Dans le domaine de la publication scientifique traditionnelle, les revues, une récente enquête de l’ALPSP (résumé) ne laisse aucun doute sur l’ampleur de la redocumentarisation. Ses résultats principaux, tels qu’ils figurent dans la présentation méritent d’être cités in extenso :

« - Les éditeurs continuent à rendre accessible en ligne plus de contenus, 90% des revues sont maintenant en ligne contre 75% en 2003 (note JMS : l’échantillon comprend 174 éditeurs commerciaux ou non qui publient des revues de langue anglaise).

- Le nombre de revues continue de croître. 174 éditeurs ont lancé 1.048 nouvelles revues dans les cinq années précédant 2005, soit une moyenne de 6,02 titres par éditeur, pendant qu’ils fermaient 185 titres, moyenne 1,06 chacun.

- la disponibilité en ligne des numéros anciens a cru de 5 à 91% en 1991. De nombreux éditeurs ont numérisé leur collection depuis le premier numéro ; 47 offrent l’accès libre au contenu antérieur à 1990. La continuité de l’accès suivant l’antériorité de l’abonnement est proposée par environ 60%. L’accès aux numéros antérieurs est devenu une part du produit en ligne ; 63% des éditeurs le proposent aux abonnés sans coût supplémentaire.

- Environ un cinquième des éditeurs tente des expériences avec des revues en libre accès.

- La soumission d’articles et la révision par les pairs directement en ligne ont été largement adoptées ces cinq dernières années.

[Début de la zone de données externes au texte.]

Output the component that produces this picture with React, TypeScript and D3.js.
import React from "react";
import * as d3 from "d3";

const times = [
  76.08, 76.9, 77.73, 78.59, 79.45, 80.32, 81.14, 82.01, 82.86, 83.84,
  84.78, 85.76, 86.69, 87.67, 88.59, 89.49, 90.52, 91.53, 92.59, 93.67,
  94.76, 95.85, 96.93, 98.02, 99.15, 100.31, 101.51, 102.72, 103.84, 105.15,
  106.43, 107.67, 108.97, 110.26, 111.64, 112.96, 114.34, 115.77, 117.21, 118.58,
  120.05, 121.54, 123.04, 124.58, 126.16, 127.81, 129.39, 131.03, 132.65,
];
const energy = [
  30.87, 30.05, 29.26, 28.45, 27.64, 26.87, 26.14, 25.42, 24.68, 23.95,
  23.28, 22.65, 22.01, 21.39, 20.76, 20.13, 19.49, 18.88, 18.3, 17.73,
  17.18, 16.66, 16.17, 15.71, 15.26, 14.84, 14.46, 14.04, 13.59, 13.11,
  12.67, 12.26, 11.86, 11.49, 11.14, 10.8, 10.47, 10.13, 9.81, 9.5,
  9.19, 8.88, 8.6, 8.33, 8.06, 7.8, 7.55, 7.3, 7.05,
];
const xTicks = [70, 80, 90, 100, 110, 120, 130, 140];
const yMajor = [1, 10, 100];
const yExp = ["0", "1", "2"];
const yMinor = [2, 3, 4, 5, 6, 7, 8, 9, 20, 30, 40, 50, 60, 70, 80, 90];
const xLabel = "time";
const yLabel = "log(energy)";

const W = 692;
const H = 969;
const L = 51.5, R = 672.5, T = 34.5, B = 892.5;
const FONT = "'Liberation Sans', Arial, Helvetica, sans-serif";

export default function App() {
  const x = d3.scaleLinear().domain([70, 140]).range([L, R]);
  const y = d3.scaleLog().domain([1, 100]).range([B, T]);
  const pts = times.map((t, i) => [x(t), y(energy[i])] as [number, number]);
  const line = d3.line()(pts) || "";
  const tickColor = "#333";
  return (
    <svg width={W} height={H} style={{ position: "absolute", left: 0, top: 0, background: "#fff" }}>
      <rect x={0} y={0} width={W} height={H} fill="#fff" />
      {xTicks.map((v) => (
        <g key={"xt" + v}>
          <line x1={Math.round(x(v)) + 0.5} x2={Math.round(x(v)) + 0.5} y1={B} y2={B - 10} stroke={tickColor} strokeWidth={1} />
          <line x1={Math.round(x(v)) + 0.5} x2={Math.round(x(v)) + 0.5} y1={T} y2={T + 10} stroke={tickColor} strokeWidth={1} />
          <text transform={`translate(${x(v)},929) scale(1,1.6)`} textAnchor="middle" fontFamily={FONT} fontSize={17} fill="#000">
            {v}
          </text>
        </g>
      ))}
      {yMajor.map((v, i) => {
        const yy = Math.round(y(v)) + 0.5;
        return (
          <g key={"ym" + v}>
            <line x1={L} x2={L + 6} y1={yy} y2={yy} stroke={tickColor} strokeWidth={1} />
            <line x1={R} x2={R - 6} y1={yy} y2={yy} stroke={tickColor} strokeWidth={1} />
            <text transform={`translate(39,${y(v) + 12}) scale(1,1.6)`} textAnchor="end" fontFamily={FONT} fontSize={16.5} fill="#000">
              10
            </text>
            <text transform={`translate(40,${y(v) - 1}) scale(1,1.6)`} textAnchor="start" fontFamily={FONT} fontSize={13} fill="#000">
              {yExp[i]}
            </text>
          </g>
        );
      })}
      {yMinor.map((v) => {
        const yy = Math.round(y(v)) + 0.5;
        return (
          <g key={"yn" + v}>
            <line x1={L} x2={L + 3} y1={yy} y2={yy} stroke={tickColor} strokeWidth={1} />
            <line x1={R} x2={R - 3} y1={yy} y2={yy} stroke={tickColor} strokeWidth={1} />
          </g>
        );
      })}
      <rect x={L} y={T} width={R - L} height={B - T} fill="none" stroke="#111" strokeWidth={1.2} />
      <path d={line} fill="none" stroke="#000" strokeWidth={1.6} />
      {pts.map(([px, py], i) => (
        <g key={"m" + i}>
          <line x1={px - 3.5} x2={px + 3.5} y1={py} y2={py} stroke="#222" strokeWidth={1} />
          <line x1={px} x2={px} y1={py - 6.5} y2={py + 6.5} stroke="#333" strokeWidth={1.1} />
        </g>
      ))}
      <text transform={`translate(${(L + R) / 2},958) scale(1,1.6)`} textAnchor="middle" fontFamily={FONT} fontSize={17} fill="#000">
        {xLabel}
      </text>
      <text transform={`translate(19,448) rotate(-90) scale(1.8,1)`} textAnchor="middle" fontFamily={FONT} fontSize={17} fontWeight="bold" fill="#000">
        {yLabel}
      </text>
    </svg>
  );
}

- Presque tous les éditeurs offrent plus de contenus à plus de lecteurs au travers de ventes groupées et/ou de contrats avec des consortiums (JMS : de bibliothèques) ; les calculs de tarifs varient considérablement ; et de nombreux petits éditeurs sont maintenant inclus dans des regroupements multi-éditeurs comme l’ ALPSP Learned Journals Collection.

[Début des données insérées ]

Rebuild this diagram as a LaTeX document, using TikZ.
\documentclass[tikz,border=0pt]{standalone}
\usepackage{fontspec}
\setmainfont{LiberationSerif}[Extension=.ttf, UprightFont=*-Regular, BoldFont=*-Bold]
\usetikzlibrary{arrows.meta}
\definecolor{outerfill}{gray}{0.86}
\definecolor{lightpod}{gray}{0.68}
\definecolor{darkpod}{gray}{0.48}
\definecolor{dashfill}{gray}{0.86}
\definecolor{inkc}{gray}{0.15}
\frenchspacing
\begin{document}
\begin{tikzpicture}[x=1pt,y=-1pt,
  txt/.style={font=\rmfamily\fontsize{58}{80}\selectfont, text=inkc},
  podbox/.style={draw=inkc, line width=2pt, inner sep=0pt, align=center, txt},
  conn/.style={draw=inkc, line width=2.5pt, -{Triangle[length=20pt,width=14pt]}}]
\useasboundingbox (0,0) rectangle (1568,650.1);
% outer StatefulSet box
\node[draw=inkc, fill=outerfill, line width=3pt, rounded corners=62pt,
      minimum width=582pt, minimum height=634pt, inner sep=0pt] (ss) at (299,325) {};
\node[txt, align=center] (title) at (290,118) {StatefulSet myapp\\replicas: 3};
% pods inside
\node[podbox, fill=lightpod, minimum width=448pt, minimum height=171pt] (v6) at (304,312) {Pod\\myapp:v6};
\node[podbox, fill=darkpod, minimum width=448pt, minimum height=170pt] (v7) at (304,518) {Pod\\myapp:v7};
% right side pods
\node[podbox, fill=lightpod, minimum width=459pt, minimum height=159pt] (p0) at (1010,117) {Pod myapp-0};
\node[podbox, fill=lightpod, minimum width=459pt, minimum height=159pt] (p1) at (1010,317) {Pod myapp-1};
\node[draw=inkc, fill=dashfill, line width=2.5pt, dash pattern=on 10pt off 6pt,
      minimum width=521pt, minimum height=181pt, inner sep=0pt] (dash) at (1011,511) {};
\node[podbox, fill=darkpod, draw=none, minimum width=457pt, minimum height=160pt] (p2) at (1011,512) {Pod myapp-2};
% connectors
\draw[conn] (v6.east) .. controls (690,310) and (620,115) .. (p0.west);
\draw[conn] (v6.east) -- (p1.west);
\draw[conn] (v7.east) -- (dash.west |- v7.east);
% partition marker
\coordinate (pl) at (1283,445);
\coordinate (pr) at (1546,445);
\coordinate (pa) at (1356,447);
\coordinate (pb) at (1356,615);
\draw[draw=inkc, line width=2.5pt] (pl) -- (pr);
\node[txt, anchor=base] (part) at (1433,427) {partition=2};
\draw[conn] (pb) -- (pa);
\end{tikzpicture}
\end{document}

- Tous les éditeurs ont maintenant élargi les droits d’usage aux lecteurs des bibliothèques (library friendly).

- Même si la plupart des éditeurs demandent aux auteurs de céder leurs droits. La proportion de ceux qui acceptent une licence pour publier a augmenté significativement ces deux dernières années. »

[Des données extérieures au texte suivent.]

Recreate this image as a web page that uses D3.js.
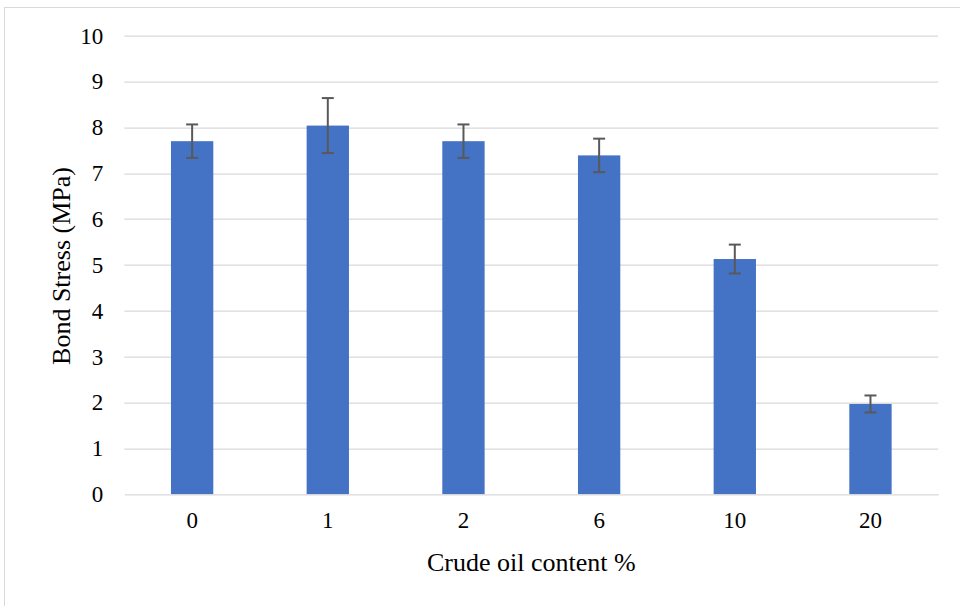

L’ampleur du changement se passe de commentaire. Pourtant, il ne représente qu’une part des transformations en cours, la part la plus traditionnelle, celle qui montre l’adaptation très rapide des acteurs anciens de la publication scientifique : les éditeurs (savants ou commerciaux) et leurs clients les bibliothèques. Bien de nouveaux acteurs sont venus bouleverser les conditions de la publication de la science, et les résultats précédents ne sont peut-être qu'une réaction défensive face à ceux-là : les scientifiques eux-mêmes d’abord par le mouvement du libre accès ou des archives ouvertes ont pris en main la diffusion directe de leurs travaux ; les promoteurs de ce qu’il est convenu d’appeler aujourd’hui le Web 2.0, mélange d’internautes éclairés et d’informaticiens militants ou entreprenants, qui construisent ou proposent collectivement un savoir partagé ; des industriels enfin, et tout particulièrement les responsables des moteurs de recherche dont le succès commercial tranche radicalement avec les déconvenues financières du Web pourtant toutes récentes.